In Victorian Bradford when death came there was only one real place to be buried.   For the rich and poor alike the newly laid out Undercliffe Cemetery designed by William Gay was the fashionable place to be seen in death.   The cemetery which was conceived by the ‘Bradford Cemetery Company’ was provisionally registered in 1849 as a consequence of the intense overcrowding at the St Peters the parish graveyard where human bones were seen to be protruding from the graves.   The first burial at Undercliffe took place in March 1854, although the official opening did not occur until four months later in August.  The grand opening ceremony was officiated by the Bishop of Ripon who consecrated the Western side of the cemetery for the Anglicans.  The Eastern side remained available for the burial of the nonconformists.

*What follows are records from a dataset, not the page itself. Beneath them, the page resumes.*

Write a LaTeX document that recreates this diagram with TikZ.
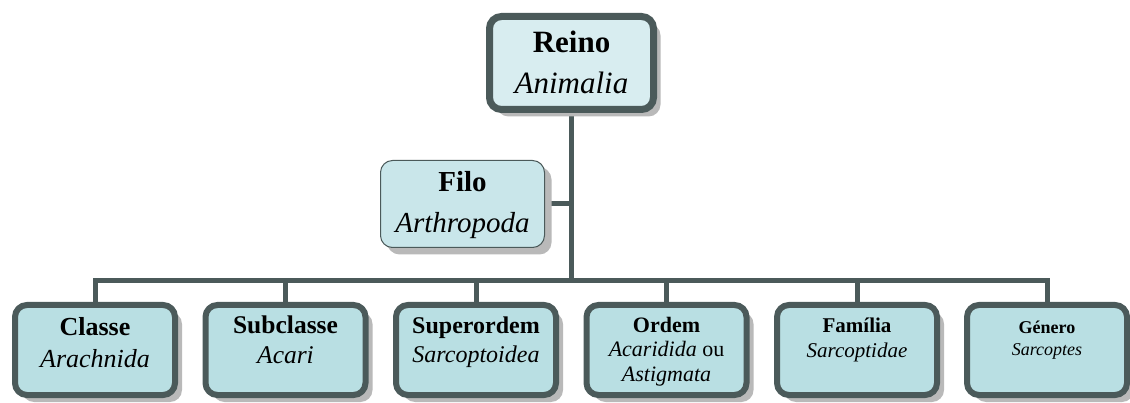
\documentclass[tikz,border=0pt]{standalone}
\usepackage{fontspec}
\setmainfont{Liberation Serif}
\usepackage{xcolor}
\definecolor{mSlate}{HTML}{4B5A5A}
\definecolor{mIce}{HTML}{D8EDF0}
\definecolor{mAqua}{HTML}{C9E6EA}
\definecolor{mTeal}{HTML}{B9DFE3}
\definecolor{mShade}{HTML}{B9B9B9}
\usepackage{tikz}
\usetikzlibrary{positioning,shadows,backgrounds}

% width, height, font size, skip, first baseline, content
\newcommand{\taxtext}[6]{\parbox[c][#2][t]{#1}{\centering\fontsize{#3}{#4}\selectfont\rule{0pt}{#5}#6}}

\begin{document}
\begin{tikzpicture}[x=1pt, y=-1pt,
  rankbox/.style={draw=mSlate, fill=mTeal, line width=6pt, rounded corners=12pt, inner sep=0pt,
    minimum width=160pt, drop shadow={shadow xshift=7pt, shadow yshift=-7pt, fill=mShade, opacity=1}},
  conn/.style={draw=mSlate, line width=5pt, line join=miter}]
\useasboundingbox (0,0) rectangle (1130,403);
\node[rankbox, fill=mIce, line width=7pt, minimum width=164pt] (reino) at (571.5,63) {\taxtext{150pt}{93pt}{31}{41}{36.5pt}{\textbf{Reino}\\\textit{Animalia}}};
\node[rankbox, fill=mAqua, line width=1pt, minimum width=164pt, drop shadow={shadow xshift=6pt, shadow yshift=-6pt, fill=mShade, opacity=1}] (filo) at (462.5,204) {\taxtext{150pt}{87pt}{29}{41}{31.5pt}{\textbf{Filo}\\\textit{Arthropoda}}};
\node[rankbox] (classe) at (95,350) {\taxtext{150pt}{90pt}{26}{32}{30pt}{\textbf{Classe}\\\textit{Arachnida}}};
\node[rankbox] (subclasse) at (285.5,350) {\taxtext{150pt}{90pt}{25.5}{30}{28pt}{\textbf{Subclasse}\\\textit{Acari}}};
\node[rankbox] (superordem) at (476,350) {\taxtext{150pt}{90pt}{24}{29}{28pt}{\textbf{Superordem}\\\textit{Sarcoptoidea}}};
\node[rankbox] (ordem) at (666.5,350) {\taxtext{150pt}{90pt}{22}{24.5}{27pt}{\textbf{Ordem}\\\textit{Acaridida} ou\\\textit{Astigmata}}};
\node[rankbox] (familia) at (857,350) {\taxtext{150pt}{90pt}{21}{26}{27pt}{\textbf{Família}\\\textit{Sarcoptidae}}};
\node[rankbox] (genero) at (1047,350) {\taxtext{150pt}{90pt}{18}{22}{28pt}{\textbf{Género}\\\textit{Sarcoptes}}};
\coordinate (bus) at (571.5,281);
\begin{scope}[on background layer]
\draw[conn] (reino.south) -- (bus);
\draw[conn] (filo.east) -- (filo.east -| reino.south);
\draw[conn] (classe.north) |- (bus) -| (genero.north);
\draw[conn] (subclasse.north) -- (subclasse.north |- bus);
\draw[conn] (superordem.north) -- (superordem.north |- bus);
\draw[conn] (ordem.north) -- (ordem.north |- bus);
\draw[conn] (familia.north) -- (familia.north |- bus);
\end{scope}
\end{tikzpicture}
\end{document}
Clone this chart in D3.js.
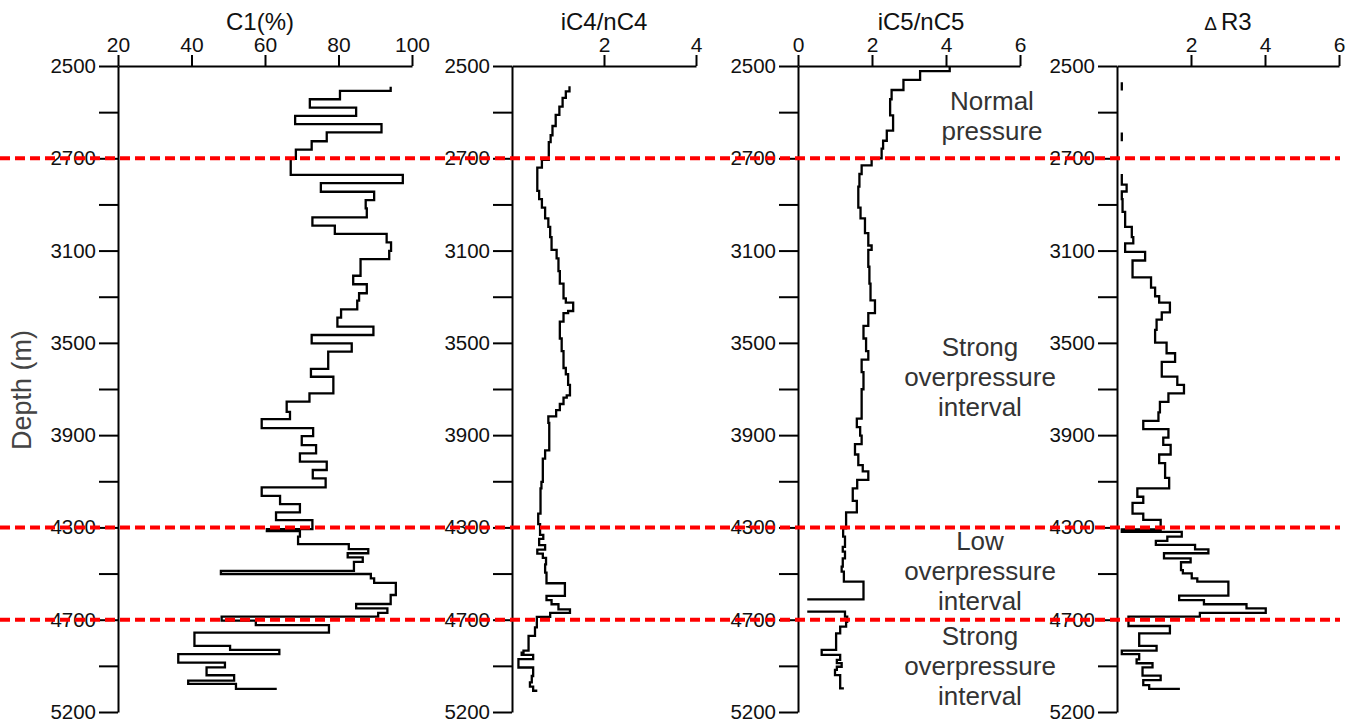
<!DOCTYPE html>
<html>
<head>
<meta charset="utf-8">
<script src="https://cdn.jsdelivr.net/npm/d3@7/dist/d3.min.js"></script>
<style>
  body { margin: 0; background: #fff; }
  svg { display: block; }
  text { font-family: "Liberation Sans", Arial, sans-serif; }
</style>
</head>
<body>
<div id="chart"></div>
<script>
// depth axis (the original axis is not uniform: labels every 2 ticks)
var depthLabels = [2500, 2700, 3100, 3500, 3900, 4300, 4700, 5200];
var depthMinor = [2600, 2900, 3300, 3700, 4100, 4500, 4950];
var boundaryDepths = [2700, 4300, 4700];

// C1 (%) : value holds from depth[i] down to depth[i+1]
var c1Depth = [2545, 2554, 2572, 2590, 2608, 2626, 2644, 2663, 2681, 2702, 2772, 2808, 2845, 2881, 2917, 2956, 2992, 3028, 3064, 3101,
  3137, 3209, 3246, 3285, 3317, 3355, 3391, 3430, 3466, 3502, 3538, 3613, 3647, 3719, 3755, 3799, 3831, 3870, 3904, 3943,
  3979, 4015, 4051, 4087, 4126, 4163, 4199, 4235, 4268, 4307, 4316, 4340, 4372, 4394, 4412, 4430, 4449, 4488, 4502, 4521,
  4540, 4593, 4632, 4651, 4670, 4687, 4705, 4729, 4770, 4842, 4864, 4887, 4933, 4958, 5001, 5030, 5048, 5075];
var c1Value = [94.2, 80.4, 72.2, 84.8, 68.2, 91.7, 76.8, 72.7, 68.4, 67.0, 97.5, 75.2, 89.7, 87.4, 87.7, 72.9, 79.0, 93.1, 94.3, 93.8,
  86.0, 84.0, 87.7, 85.6, 85.1, 80.7, 79.7, 89.5, 72.7, 83.6, 77.2, 72.5, 78.6, 72.1, 65.9, 66.8, 59.1, 73.1, 70.0, 73.9,
  69.5, 76.8, 73.0, 76.5, 59.1, 64.1, 69.5, 63.0, 72.9, 60.5, 69.5, 69.0, 82.8, 88.1, 82.5, 86.6, 84.2, 48.0, 88.8, 89.7,
  95.6, 94.2, 84.8, 93.3, 90.8, 48.2, 57.5, 77.4, 40.8, 50.5, 63.9, 36.4, 49.1, 44.1, 51.6, 39.1, 52.1, 63.2];

// iC4/nC4
var ic4Depth = [2544, 2555, 2569, 2588, 2606, 2630, 2650, 2665, 2707, 2740, 2841, 2877, 2914, 2960, 2997, 3042, 3097, 3134,
  3189, 3243, 3307, 3326, 3362, 3371, 3408, 3481, 3536, 3609, 3636, 3682, 3728, 3737, 3765, 3792, 3819, 3847, 3966, 4002,
  4103, 4131, 4240, 4286, 4332, 4350, 4377, 4396, 4414, 4432, 4460, 4496, 4542, 4597, 4615, 4633, 4655, 4670, 4688, 4742,
  4788, 4868, 4879, 4891, 4914, 4959, 5005, 5040, 5062, 5085];
var ic4Value = [1.25, 1.17, 1.10, 1.03, 0.95, 0.88, 0.84, 0.80, 0.65, 0.55, 0.59, 0.65, 0.72, 0.79, 0.83, 0.86, 0.97, 1.01,
  1.04, 1.12, 1.17, 1.33, 1.22, 1.12, 1.04, 1.08, 1.12, 1.17, 1.22, 1.26, 1.19, 1.12, 1.04, 0.96, 0.79, 0.81, 0.72, 0.67,
  0.64, 0.62, 0.57, 0.61, 0.68, 0.59, 0.72, 0.55, 0.67, 0.74, 0.72, 0.75, 1.15, 0.75, 0.86, 1.01, 1.26, 0.83, 0.54, 0.50,
  0.36, 0.25, 0.21, 0.46, 0.14, 0.46, 0.43, 0.39, 0.46, 0.55];

// iC5/nC5 (null = gap in the log)
var ic5Depth = [2500, 2511, 2530, 2552, 2572, 2607, 2640, 2662, 2679, 2700, 2731, 2768, 2823, 2914, 2960, 3024, 3078, 3097, 3170, 3243,
  3316, 3371, 3426, 3481, 3536, 3573, 3627, 3701, 3828, 3865, 3902, 3939, 3984, 4030, 4057, 4094, 4131, 4185, 4235, 4304,
  4340, 4384, 4405, 4434, 4470, 4492, 4535, 4612, 4612, 4665, 4665, 4687, 4711, 4738, 4774, 4864, 4891, 4918, 4935, 4955,
  4972, 5000, 5072];
var ic5Value = [4.10, 3.30, 2.85, 2.53, 2.49, 2.57, 2.40, 2.30, 2.26, 1.99, 1.72, 1.66, 1.63, 1.69, 1.81, 1.90, 1.99, 1.90, 1.93, 1.96,
  2.08, 1.90, 1.77, 1.84, 1.90, 1.72, 1.77, 1.72, 1.59, 1.68, 1.72, 1.54, 1.63, 1.75, 1.90, 1.60, 1.48, 1.59, 1.30, 1.22,
  1.27, 1.21, 1.27, 1.21, 1.18, 1.24, 1.77, 0.25, null, 0.25, 1.27, 1.33, 1.30, 1.14, 1.03, 0.64, 1.14, 1.05, 1.18, 1.05,
  1.00, 1.14, 1.24];

// ΔR3
var dr3Depth = [2535, 2553, 2553, 2644, 2663, 2663, 2768, 2814, 2844, 2877, 2932, 2997, 3042, 3069, 3106, 3143,
  3216, 3261, 3298, 3326, 3368, 3399, 3444, 3499, 3545, 3582, 3646, 3682, 3719, 3756, 3801, 3838, 3874, 3911, 3942, 3984,
  4021, 4085, 4131, 4167, 4194, 4240, 4267, 4309, 4319, 4340, 4358, 4376, 4395, 4412, 4434, 4451, 4485, 4499, 4521, 4535,
  4596, 4615, 4633, 4651, 4670, 4687, 4734, 4774, 4842, 4868, 4886, 4915, 4936, 4958, 5003, 5027, 5054, 5075];
var dr3Value = [0.13, 0.13, null, 0.13, 0.13, null, 0.13, 0.26, 0.13, 0.15, 0.22, 0.40, 0.44, 0.22, 0.76, 0.42,
  0.92, 1.03, 1.14, 1.43, 1.21, 1.07, 1.03, 1.34, 1.57, 1.21, 1.63, 1.81, 1.39, 1.16, 1.12, 0.71, 1.39, 1.25, 1.45, 1.14,
  1.30, 1.41, 0.55, 0.71, 0.42, 0.71, 1.18, 0.13, 1.75, 1.36, 1.05, 2.11, 2.47, 1.27, 1.99, 1.73, 1.78, 2.02, 2.17, 3.01,
  1.68, 2.35, 3.50, 4.02, 2.24, 0.31, 1.43, 0.60, 1.07, 0.13, 0.60, 0.53, 0.96, 0.69, 1.18, 0.71, 0.87, 1.70];

var zoneLabels = [
  ["Normal", "pressure"],
  ["Strong", "overpressure", "interval"],
  ["Low", "overpressure", "interval"],
  ["Strong", "overpressure", "interval"]
];

var width = 1354, height = 725;

var svg = d3.select("#chart").append("svg")
  .attr("width", width)
  .attr("height", height);

var y = d3.scaleLinear()
  .domain([2500, 2700, 4700, 5200])
  .range([66, 158.3, 619.7, 712]);

var panels = [
  {title: "C1(%)", tx: 260, depth: c1Depth, value: c1Value, domain: [20, 100], range: [118, 412], ticks: [20, 40, 60, 80, 100]},
  {title: "iC4/nC4", tx: 604, depth: ic4Depth, value: ic4Value, domain: [0, 4], range: [512, 696], ticks: [2, 4]},
  {title: "iC5/nC5", tx: 921, depth: ic5Depth, value: ic5Value, domain: [0, 6], range: [798, 1020], ticks: [0, 2, 4, 6]},
  {title: "R3", delta: true, tx: 1228, depth: dr3Depth, value: dr3Value, domain: [0, 6], range: [1117, 1339], ticks: [2, 4, 6]}
];

panels.forEach(function(p) {
  var x = d3.scaleLinear().domain(p.domain).range(p.range);

  // depth axis
  var ya = svg.append("g")
    .attr("transform", "translate(" + p.range[0] + ",0)")
    .call(d3.axisLeft(y)
      .tickValues(depthLabels.concat(depthMinor))
      .tickSize(19)
      .tickSizeOuter(0)
      .tickPadding(3)
      .tickFormat(function(d) { return depthLabels.indexOf(d) >= 0 ? d : ""; }));
  ya.selectAll("text").attr("font-size", 20.5).attr("font-family", null).attr("fill", "#111");

  // value axis on top
  var xa = svg.append("g")
    .attr("transform", "translate(0," + y(2500) + ")")
    .call(d3.axisTop(x)
      .tickValues(p.ticks)
      .tickSize(11)
      .tickSizeOuter(0)
      .tickPadding(3)
      .tickFormat(d3.format("d")));
  xa.selectAll("text").attr("font-size", 21).attr("font-family", null).attr("fill", "#111");

  svg.selectAll(".domain, .tick line")
    .attr("stroke", "#000")
    .attr("stroke-width", 2);

  // title
  var t = svg.append("text")
    .attr("x", p.tx)
    .attr("y", 30)
    .attr("text-anchor", "middle")
    .attr("font-size", 24)
    .attr("fill", "#111");
  if (p.delta) {
    t.append("tspan").attr("font-size", 19).attr("font-weight", 300).text("\u0394");
    t.append("tspan").attr("dx", 4).text(p.title);
  } else {
    t.text(p.title);
  }

  // step log
  var pts = p.depth.map(function(d, i) { return {d: d, v: p.value[i]}; });
  var line = d3.line()
    .defined(function(d) { return d.v !== null; })
    .x(function(d) { return x(d.v); })
    .y(function(d) { return y(d.d); })
    .curve(d3.curveStepBefore);

  svg.append("path")
    .datum(pts)
    .attr("fill", "none")
    .attr("stroke", "#000")
    .attr("stroke-width", 2.3)
    .attr("d", line);
});

// depth title
svg.append("text")
  .attr("transform", "translate(31,390) rotate(-90)")
  .attr("text-anchor", "middle")
  .attr("font-size", 27)
  .attr("fill", "#444")
  .text("Depth (m)");

// zone annotations
var zoneY = [101, 347, 541, 636];
var zoneX = [992, 980, 980, 980];
zoneLabels.forEach(function(lines, k) {
  var txt = svg.append("text")
    .attr("text-anchor", "middle")
    .attr("font-size", 26)
    .attr("fill", "#333");
  lines.forEach(function(s, j) {
    txt.append("tspan")
      .attr("x", zoneX[k])
      .attr("y", zoneY[k] + 9 + j * 30)
      .text(s);
  });
});

// pressure boundaries
svg.selectAll(".boundary")
  .data(boundaryDepths)
  .enter().append("line")
  .attr("class", "boundary")
  .attr("x1", 0)
  .attr("x2", 1340)
  .attr("y1", function(d) { return y(d); })
  .attr("y2", function(d) { return y(d); })
  .attr("stroke", "#ff0000")
  .attr("stroke-width", 4)
  .attr("stroke-dasharray", "10,5");
</script>
</body>
</html>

In life as in death status was observed, and the ability to pay determined the location of a grave.  While the affluent reserved multiple plots near the promenade and historic core the pauper class suffered being interred in unmarked communal ‘Company Graves’ on the boundaries of the site.  As the cemetery grew and the great industrialists bought themselves a little immortality with their huge monuments that still to this day dominate the skyline the cemetery was seen as a place of recreation, and people would dress in their Sunday best and promenade.

In 2015 the cemetery remains as a testament to the lives of the people that forged our city.  It is a place where our history is quite literally written in granite and stone.  The grand mausoleums and tombs fit for pharaohs, some of which are now of special architectural and historic interest has resulted in the cemetery being placed on The National Register of Historic Parks and Gardens alongside other famous cemeteries such as Highgate.  Without doubt Undercliffe cemetery is one of the greatest achievements in Victorian funerary design and accomplishment, and through this book we explore some of the lives that have until now have remained hidden under the wilderness of time.